What to produce: Retype only what runs from the beginning of the data through the line with "const xTicks = [4000, 3500, 3000, 2500, 2000, 1500, 1000, 500];"; please omit the pictures and keep every line exact.

Data supplied:
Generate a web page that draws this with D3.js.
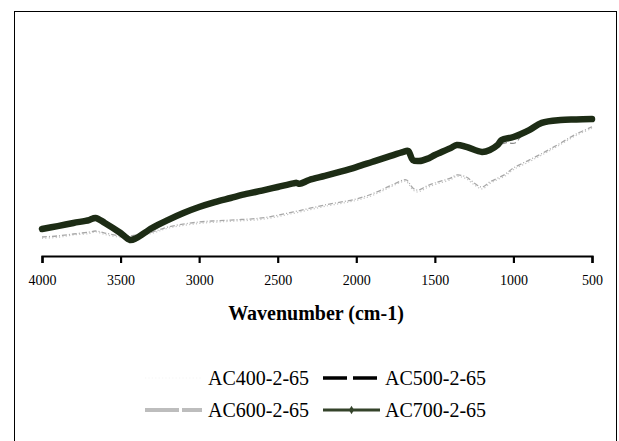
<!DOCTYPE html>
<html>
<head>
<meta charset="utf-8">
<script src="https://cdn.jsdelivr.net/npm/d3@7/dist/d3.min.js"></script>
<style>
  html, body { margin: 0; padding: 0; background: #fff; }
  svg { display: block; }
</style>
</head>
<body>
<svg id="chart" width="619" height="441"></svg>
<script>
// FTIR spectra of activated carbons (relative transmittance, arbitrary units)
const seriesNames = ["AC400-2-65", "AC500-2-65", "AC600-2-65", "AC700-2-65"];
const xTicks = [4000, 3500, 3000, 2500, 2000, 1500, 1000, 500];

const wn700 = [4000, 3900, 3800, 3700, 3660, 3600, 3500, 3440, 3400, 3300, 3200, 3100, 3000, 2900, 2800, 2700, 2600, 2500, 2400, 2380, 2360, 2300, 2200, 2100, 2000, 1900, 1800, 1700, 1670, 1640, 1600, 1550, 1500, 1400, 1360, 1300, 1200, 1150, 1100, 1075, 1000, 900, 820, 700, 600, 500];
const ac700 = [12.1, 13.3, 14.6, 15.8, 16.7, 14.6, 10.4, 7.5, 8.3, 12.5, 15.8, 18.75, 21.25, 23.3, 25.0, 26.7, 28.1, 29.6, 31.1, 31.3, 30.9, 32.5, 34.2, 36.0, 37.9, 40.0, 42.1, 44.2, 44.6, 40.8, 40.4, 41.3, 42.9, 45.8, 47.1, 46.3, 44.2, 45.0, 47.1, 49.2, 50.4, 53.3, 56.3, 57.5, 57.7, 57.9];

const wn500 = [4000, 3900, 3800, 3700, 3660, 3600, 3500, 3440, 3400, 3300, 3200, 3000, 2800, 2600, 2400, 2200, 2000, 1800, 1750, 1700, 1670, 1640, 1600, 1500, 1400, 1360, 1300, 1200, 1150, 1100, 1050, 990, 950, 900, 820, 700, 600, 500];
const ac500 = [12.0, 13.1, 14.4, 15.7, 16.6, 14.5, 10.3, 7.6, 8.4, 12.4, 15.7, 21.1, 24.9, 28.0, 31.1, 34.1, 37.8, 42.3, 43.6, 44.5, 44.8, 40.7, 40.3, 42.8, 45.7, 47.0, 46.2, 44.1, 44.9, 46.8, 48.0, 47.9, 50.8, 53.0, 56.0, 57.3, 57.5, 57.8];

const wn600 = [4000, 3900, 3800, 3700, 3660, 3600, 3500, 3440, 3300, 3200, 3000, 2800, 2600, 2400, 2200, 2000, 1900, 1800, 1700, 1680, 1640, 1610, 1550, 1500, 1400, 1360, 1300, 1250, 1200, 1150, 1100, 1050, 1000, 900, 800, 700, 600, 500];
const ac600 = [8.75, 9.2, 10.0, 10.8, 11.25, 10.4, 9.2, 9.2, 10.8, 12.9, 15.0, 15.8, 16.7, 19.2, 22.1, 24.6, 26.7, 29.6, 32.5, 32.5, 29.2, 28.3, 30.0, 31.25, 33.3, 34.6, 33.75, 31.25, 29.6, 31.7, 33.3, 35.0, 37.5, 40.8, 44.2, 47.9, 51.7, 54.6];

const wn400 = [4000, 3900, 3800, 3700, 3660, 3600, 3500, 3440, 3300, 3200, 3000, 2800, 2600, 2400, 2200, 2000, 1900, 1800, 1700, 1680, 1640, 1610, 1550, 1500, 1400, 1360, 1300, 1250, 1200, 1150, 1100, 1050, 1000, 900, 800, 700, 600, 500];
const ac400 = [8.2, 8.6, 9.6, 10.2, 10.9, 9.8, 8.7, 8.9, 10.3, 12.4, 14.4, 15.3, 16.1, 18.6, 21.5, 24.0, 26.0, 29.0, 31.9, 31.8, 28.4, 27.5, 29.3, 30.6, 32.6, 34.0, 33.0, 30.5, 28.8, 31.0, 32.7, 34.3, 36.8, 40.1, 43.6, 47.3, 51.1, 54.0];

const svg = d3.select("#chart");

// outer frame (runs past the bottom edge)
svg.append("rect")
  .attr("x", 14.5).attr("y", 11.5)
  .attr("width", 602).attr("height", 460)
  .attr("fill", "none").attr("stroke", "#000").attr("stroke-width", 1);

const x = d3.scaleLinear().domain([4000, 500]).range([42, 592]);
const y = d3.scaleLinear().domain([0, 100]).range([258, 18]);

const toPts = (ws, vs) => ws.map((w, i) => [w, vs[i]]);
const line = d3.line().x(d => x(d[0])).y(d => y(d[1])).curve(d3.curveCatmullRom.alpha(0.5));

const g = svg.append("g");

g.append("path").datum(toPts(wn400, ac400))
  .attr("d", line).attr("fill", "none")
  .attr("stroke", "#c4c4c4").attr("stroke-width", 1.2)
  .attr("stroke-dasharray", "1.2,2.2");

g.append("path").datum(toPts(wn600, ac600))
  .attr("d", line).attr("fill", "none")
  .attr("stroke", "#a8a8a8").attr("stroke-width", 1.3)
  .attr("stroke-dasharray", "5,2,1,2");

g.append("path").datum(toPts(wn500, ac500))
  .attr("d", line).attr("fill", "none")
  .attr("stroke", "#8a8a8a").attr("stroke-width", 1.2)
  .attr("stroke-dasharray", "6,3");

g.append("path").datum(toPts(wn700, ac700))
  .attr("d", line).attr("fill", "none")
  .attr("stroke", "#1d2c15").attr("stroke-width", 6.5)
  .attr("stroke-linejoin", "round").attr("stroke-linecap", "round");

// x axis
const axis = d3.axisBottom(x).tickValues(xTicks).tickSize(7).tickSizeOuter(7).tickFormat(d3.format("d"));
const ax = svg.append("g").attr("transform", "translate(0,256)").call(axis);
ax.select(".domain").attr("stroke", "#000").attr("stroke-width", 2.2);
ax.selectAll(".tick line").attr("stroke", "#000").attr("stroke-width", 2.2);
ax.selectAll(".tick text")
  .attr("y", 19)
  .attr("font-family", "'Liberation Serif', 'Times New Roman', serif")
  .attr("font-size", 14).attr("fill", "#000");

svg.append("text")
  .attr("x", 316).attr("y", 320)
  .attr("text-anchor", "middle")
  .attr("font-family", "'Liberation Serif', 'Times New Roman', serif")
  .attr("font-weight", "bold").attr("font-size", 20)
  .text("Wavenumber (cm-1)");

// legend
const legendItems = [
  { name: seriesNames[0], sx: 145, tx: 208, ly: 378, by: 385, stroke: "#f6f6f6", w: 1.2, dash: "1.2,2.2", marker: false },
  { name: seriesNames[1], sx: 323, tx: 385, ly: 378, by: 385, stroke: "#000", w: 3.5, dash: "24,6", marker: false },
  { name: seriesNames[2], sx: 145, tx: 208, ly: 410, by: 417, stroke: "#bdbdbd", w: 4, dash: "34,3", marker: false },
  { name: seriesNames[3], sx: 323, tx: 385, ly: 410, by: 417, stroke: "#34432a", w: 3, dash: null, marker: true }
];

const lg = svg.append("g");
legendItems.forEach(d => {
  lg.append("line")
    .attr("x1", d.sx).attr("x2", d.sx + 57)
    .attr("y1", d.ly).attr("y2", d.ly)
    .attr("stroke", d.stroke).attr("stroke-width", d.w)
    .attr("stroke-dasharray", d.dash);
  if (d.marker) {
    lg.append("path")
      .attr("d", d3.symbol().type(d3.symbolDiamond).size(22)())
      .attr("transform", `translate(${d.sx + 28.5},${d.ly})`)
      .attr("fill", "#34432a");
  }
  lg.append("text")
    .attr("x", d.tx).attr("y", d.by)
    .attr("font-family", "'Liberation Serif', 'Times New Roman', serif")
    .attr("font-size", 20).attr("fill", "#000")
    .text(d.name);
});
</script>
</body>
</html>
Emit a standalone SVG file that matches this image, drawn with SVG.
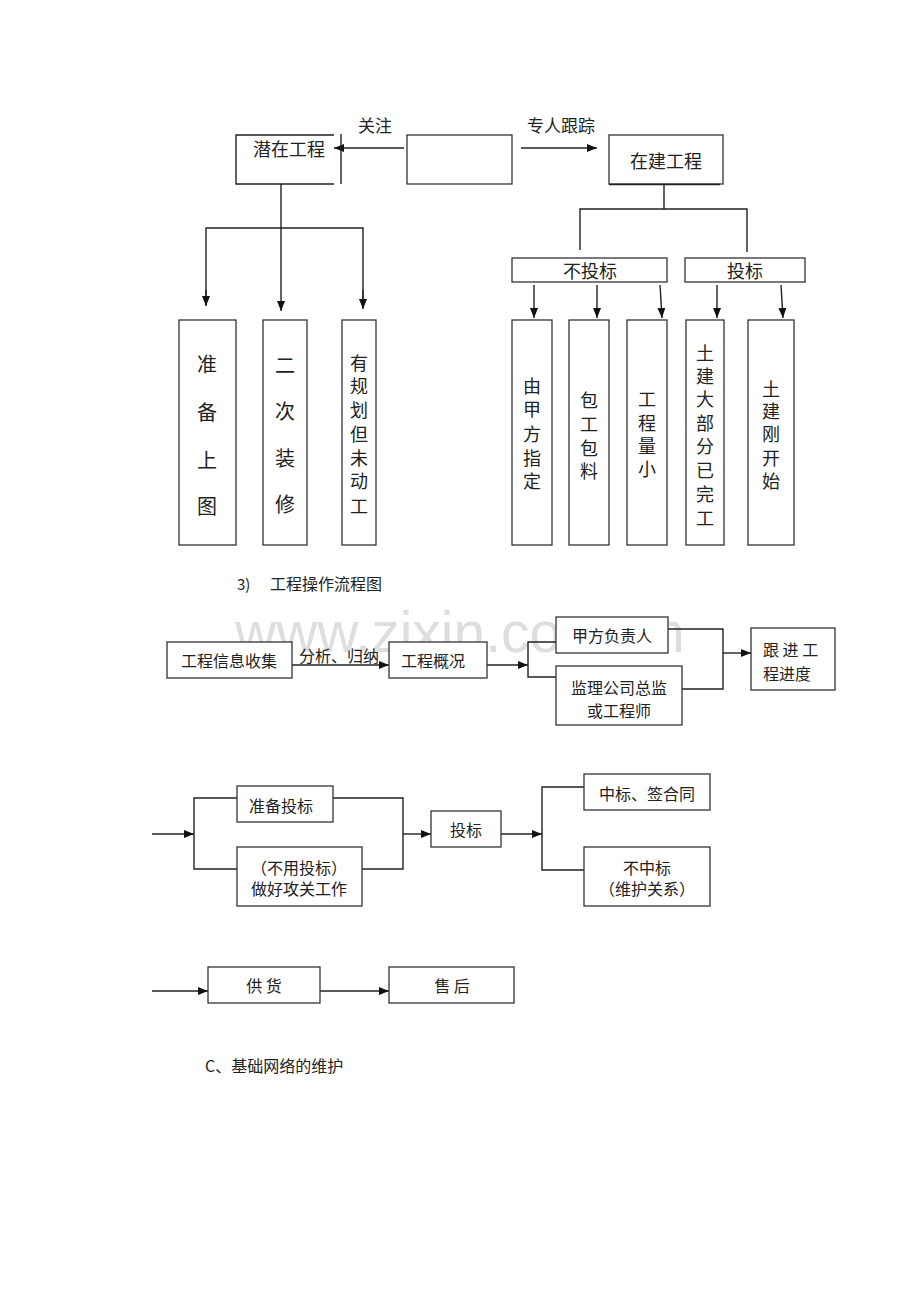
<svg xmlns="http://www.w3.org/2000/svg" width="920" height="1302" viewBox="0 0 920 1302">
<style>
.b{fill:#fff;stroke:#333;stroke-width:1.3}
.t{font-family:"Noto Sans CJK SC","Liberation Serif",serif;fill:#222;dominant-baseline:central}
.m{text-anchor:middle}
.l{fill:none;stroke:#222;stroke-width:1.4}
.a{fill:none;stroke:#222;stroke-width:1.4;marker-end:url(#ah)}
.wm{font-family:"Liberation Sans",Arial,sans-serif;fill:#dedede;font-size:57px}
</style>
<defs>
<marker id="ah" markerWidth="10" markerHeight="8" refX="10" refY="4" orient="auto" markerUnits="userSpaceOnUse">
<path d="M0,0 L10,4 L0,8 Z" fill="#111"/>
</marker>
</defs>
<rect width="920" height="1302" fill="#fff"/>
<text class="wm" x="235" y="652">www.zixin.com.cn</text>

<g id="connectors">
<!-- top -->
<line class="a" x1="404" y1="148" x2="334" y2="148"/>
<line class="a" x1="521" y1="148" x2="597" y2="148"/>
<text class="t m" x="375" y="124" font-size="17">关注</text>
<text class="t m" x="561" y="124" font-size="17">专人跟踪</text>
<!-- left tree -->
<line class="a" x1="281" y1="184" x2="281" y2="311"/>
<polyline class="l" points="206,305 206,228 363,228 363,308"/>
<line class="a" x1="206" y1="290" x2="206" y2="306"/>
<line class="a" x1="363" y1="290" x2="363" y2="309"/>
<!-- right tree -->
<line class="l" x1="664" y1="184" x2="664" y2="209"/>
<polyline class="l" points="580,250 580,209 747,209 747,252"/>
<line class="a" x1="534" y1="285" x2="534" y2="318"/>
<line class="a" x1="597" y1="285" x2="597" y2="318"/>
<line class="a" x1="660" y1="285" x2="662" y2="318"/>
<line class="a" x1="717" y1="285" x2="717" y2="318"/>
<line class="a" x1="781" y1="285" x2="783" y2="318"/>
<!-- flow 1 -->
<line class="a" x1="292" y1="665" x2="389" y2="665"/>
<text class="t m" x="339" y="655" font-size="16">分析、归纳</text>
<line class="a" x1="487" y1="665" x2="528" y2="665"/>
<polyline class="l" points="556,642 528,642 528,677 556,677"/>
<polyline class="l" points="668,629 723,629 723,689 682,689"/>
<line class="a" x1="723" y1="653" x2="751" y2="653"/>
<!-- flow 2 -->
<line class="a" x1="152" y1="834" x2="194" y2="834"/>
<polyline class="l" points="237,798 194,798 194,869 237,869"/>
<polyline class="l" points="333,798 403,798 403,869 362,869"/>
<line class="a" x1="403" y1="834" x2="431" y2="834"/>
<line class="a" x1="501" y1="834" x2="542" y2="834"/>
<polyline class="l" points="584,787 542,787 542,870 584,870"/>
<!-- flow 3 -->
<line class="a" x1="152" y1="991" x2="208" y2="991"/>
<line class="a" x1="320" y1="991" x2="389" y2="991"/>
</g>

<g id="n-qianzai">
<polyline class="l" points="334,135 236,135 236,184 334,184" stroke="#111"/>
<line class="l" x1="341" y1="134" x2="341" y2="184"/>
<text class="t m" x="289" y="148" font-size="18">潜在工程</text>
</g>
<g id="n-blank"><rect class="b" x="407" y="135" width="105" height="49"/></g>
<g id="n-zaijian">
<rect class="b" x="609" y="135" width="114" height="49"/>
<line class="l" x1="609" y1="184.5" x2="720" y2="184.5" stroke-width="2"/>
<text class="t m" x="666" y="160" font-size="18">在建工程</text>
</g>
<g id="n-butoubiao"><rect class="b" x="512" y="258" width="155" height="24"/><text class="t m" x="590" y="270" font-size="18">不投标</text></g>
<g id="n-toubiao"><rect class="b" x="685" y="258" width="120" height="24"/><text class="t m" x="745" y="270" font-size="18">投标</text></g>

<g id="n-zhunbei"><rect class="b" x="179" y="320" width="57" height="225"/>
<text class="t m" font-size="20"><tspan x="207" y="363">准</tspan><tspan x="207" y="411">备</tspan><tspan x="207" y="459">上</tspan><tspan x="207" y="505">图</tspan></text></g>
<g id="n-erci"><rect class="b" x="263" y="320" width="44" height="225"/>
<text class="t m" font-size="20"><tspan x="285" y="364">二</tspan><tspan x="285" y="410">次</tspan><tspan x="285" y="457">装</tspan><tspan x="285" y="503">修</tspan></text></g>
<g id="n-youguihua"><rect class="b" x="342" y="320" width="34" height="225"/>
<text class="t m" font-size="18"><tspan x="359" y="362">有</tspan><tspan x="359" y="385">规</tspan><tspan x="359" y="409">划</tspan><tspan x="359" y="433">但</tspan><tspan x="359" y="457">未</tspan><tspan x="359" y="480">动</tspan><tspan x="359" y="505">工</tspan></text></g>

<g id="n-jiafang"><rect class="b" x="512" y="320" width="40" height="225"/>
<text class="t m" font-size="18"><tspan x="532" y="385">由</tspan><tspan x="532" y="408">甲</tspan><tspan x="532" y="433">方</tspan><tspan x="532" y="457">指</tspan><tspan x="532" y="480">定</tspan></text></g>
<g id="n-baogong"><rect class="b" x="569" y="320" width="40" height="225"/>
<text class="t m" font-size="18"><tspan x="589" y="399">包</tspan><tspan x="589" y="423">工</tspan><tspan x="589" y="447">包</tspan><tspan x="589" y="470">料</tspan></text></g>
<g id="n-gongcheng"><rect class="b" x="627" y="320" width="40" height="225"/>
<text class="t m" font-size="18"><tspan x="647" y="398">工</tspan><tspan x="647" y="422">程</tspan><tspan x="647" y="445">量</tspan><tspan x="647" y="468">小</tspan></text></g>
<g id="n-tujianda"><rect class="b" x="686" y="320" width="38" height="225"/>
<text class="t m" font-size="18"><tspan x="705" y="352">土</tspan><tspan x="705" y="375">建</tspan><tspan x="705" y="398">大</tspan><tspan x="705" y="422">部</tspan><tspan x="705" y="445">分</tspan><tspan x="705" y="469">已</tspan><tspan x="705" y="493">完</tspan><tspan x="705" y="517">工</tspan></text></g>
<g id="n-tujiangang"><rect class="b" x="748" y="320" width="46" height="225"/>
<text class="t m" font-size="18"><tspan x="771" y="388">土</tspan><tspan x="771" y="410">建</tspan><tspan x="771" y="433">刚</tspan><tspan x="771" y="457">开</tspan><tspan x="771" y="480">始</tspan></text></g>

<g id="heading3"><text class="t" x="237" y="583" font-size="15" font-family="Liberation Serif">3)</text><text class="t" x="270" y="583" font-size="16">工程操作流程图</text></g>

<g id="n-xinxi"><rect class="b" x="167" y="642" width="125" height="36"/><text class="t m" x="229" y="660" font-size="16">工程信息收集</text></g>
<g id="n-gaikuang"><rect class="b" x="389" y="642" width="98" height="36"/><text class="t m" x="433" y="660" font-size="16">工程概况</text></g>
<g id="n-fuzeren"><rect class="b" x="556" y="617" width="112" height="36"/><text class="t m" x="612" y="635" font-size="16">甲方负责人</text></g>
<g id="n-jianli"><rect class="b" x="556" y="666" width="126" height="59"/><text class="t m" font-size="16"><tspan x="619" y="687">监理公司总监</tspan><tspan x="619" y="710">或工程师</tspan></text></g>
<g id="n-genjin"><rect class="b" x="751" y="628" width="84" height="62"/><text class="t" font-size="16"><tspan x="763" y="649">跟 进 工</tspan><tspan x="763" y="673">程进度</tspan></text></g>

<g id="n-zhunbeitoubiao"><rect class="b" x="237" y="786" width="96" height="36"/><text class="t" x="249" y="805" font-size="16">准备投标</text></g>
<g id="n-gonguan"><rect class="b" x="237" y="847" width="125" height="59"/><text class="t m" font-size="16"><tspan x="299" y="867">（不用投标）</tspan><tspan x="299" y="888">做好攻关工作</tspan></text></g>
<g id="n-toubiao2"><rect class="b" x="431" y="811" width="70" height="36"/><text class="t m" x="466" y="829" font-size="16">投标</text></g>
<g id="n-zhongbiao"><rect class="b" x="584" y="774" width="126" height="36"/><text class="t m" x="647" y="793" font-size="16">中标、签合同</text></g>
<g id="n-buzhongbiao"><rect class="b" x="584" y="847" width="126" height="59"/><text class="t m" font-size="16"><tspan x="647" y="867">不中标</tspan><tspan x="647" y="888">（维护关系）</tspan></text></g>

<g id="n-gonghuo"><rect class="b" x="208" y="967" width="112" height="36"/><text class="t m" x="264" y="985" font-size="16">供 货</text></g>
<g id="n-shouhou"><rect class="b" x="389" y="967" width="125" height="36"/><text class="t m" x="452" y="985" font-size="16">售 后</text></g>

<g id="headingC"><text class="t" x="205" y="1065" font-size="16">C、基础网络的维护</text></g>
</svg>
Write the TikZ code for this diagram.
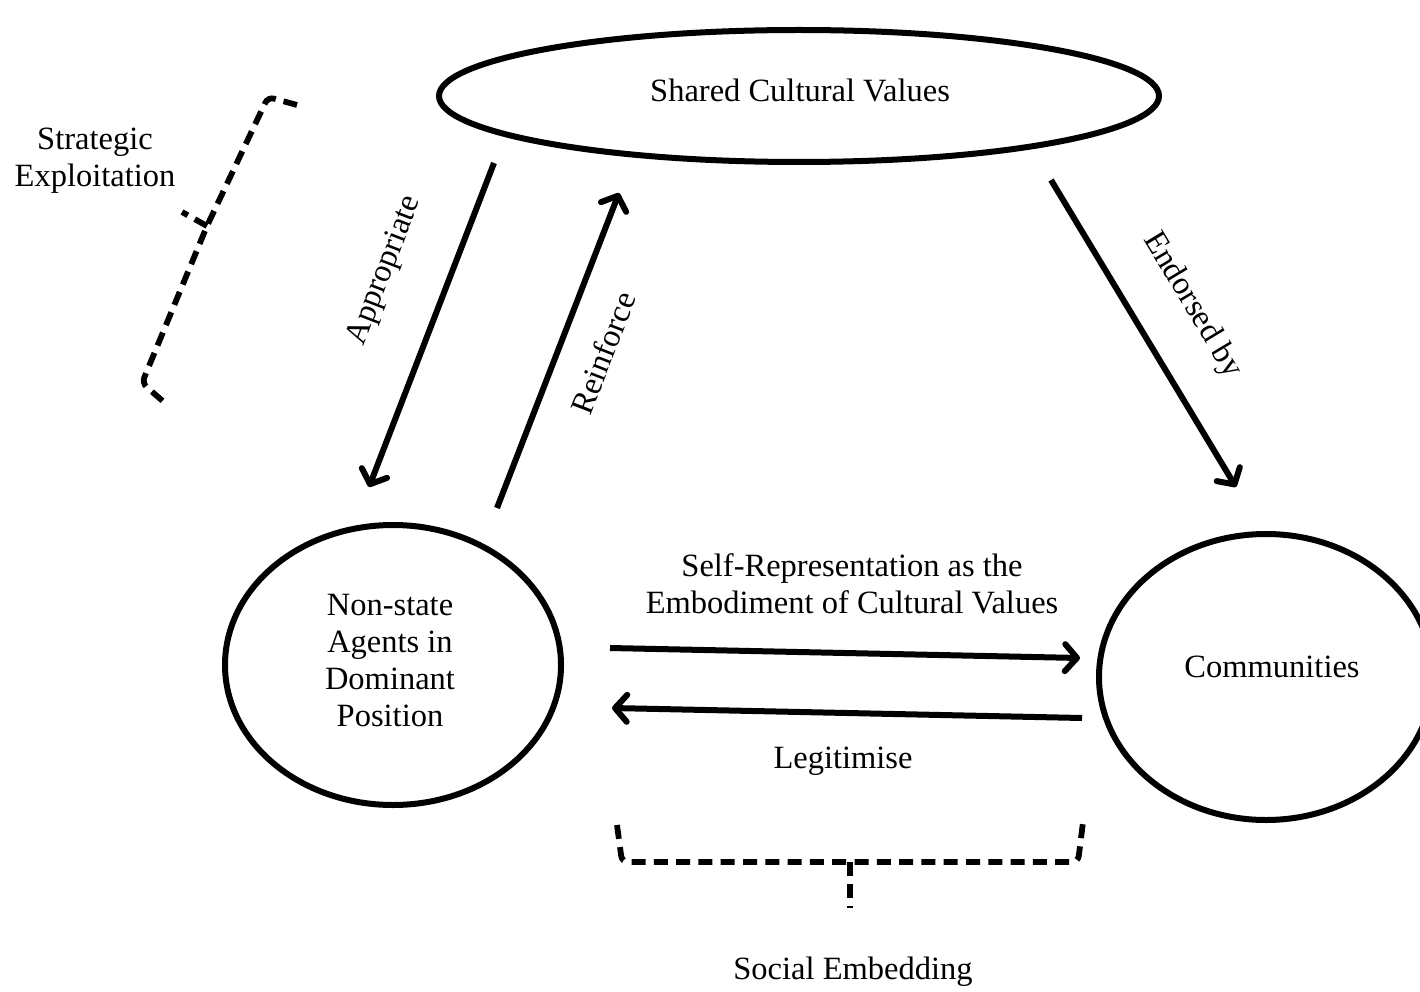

Reply to the exercise:
Generate a web page that draws this with D3.js.
<!DOCTYPE html>
<html>
<head>
<meta charset="utf-8">
<script src="https://cdn.jsdelivr.net/npm/d3@7/dist/d3.min.js"></script>
<style>
  html, body { margin: 0; padding: 0; background: #fff; }
  svg { display: block; }
</style>
</head>
<body>
<svg id="chart" width="619" height="441"></svg>
<script>
// FTIR spectra of activated carbons (relative transmittance, arbitrary units)
const seriesNames = ["AC400-2-65", "AC500-2-65", "AC600-2-65", "AC700-2-65"];
const xTicks = [4000, 3500, 3000, 2500, 2000, 1500, 1000, 500];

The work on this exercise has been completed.